------ Given material ------
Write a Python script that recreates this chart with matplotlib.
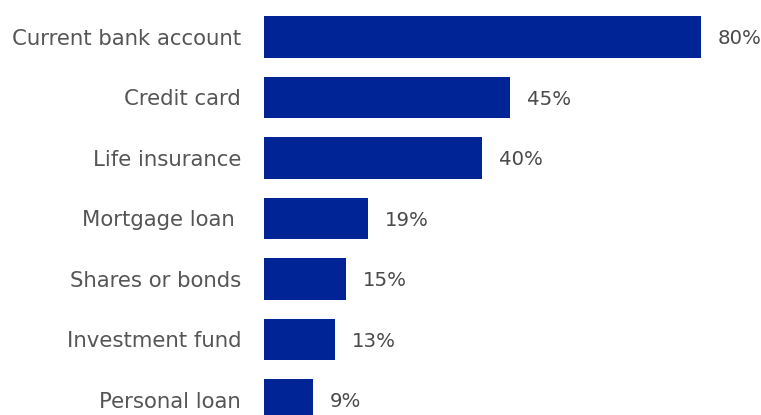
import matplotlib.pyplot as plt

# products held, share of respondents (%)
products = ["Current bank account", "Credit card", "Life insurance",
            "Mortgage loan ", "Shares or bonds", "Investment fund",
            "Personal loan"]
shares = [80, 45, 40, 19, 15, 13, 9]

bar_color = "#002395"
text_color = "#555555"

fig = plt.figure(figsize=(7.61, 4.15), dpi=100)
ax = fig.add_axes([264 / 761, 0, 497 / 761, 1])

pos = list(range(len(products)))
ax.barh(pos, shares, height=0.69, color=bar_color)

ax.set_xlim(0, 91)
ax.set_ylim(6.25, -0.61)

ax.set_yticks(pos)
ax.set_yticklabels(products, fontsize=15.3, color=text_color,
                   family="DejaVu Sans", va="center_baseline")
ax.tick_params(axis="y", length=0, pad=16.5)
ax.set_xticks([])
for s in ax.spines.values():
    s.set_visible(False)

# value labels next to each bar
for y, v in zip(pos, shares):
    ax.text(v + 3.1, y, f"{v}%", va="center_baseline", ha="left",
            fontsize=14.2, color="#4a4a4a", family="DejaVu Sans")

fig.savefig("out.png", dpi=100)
------
Reproduce the data above in full, exactly as it is, with the pictures left out.

#### Solved problem:
Write a Python script that recreates this chart with matplotlib.
import matplotlib.pyplot as plt

# products held, share of respondents (%)
products = ["Current bank account", "Credit card", "Life insurance",
            "Mortgage loan ", "Shares or bonds", "Investment fund",
            "Personal loan"]
shares = [80, 45, 40, 19, 15, 13, 9]

bar_color = "#002395"
text_color = "#555555"

fig = plt.figure(figsize=(7.61, 4.15), dpi=100)
ax = fig.add_axes([264 / 761, 0, 497 / 761, 1])

pos = list(range(len(products)))
ax.barh(pos, shares, height=0.69, color=bar_color)

ax.set_xlim(0, 91)
ax.set_ylim(6.25, -0.61)

ax.set_yticks(pos)
ax.set_yticklabels(products, fontsize=15.3, color=text_color,
                   family="DejaVu Sans", va="center_baseline")
ax.tick_params(axis="y", length=0, pad=16.5)
ax.set_xticks([])
for s in ax.spines.values():
    s.set_visible(False)

# value labels next to each bar
for y, v in zip(pos, shares):
    ax.text(v + 3.1, y, f"{v}%", va="center_baseline", ha="left",
            fontsize=14.2, color="#4a4a4a", family="DejaVu Sans")

fig.savefig("out.png", dpi=100)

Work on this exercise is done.